What we do will always cause ripples in the water, our good or bad actions will affect others, even strangers. What we do affect others because we care for each other and not just caring for ourselves. Hence we should strive not to harm people. We are not alone in this world. People, even strangers, who cares about you, will react when they see you in pain. The world never laughs at you, it only laugh WITH you.

Hence we should never underestimate the little words of kindness we said or what others said. Offer a word of kindness even to strangers, to people who need our help and it may change their life forever. By doing this, we can change the environment in our state of mind.

On the other hand, because we are all affected by each other, we are all inter-connected. Sometimes being too connected, or too attached to something, can upset you and waste alot of energy. Whether to stay connected or to cut that connection when need be, is all within your control, within your power to do so.

It is important that we know how to disconnect, and when to shout "time out". Time out means we do not need to be too concerned about other people's doings or sayings. It is a realisation to know that we can disconnect.

In Buddhist term, "disconnect" refers to "detached". When we think of "detached", we think "cold-hearted", but this is not so. When we disconnect or be detached, we take time off, to be alone, to take responsibility for our own happiness. We should not allow others to control our own happiness. For instance, if I get upset or angry, does it really help me, does it help others too?

We have to know that sometimes, we can be happy, or we can be unhappy, and this is life. We should not allow the ups and downs of life to affect our moods, to upset our inner being.

When we try to disconnect any upsetting issue or disappointment in life, sometimes it is hard, especially if they are issues close to your heart. But then again, what can be closer to your heart than your own body, your own state of mind? How do we disconnect with our body?

We should never allow, for example, sickness to affect your mind. Although the body is sick, your mind need not be sick. If you do not know how or when to disconnect, you are like a balloon, you will get blown around, you will feel overwhelmed. So it is good to be detached from time to time.

How many of us carry our past with us? Do we remember all the disappointment and hurt of the past and carry them with us. Are we able to let go? There is no need to be punished or be hurt by our past. And the beauty is, the realisation of knowing actually you can let go and disconnect from your history. Why allow ourselves to be hurt when we deserve to be happy and successful in the present. Being a prisoner of the past can impede or stop our growth to be successful / happy.

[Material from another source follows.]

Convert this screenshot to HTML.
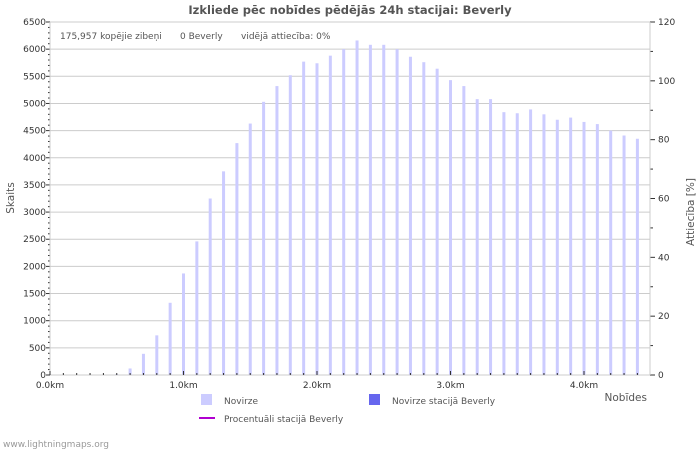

The same goes to the future. We can disconnect from the future as well, and stay in the present. We can be a good listener, be a counsellor, be a friend. Imagine yourself as a dustbin. You can be there for others listening to them, and be kind to them. However, we must ensure the dustbin in us, has a hole at the bottom. We can be a dustbin for others, connect with others to allow them to put their problems into our dustbin, and the hole at the bottom ensures you can disconnect afterwards. In that way, we can be more caring. If there is no hole in the dustbin, you will get filled up, you will feel full of people's problems, without knowing how to let go. Having the hole, we give ourselves more strength, more space, more power, take time out, so that we can be more compassionate. We do not get burnt out or overwhelmed. We do not carry our own problems and others' problems around. We can disconnect so that we can recharge with more energy, and in turn help others.

Hence, we are all interconnected, we can let go and be detached. In a sense, we are helping each other to let go.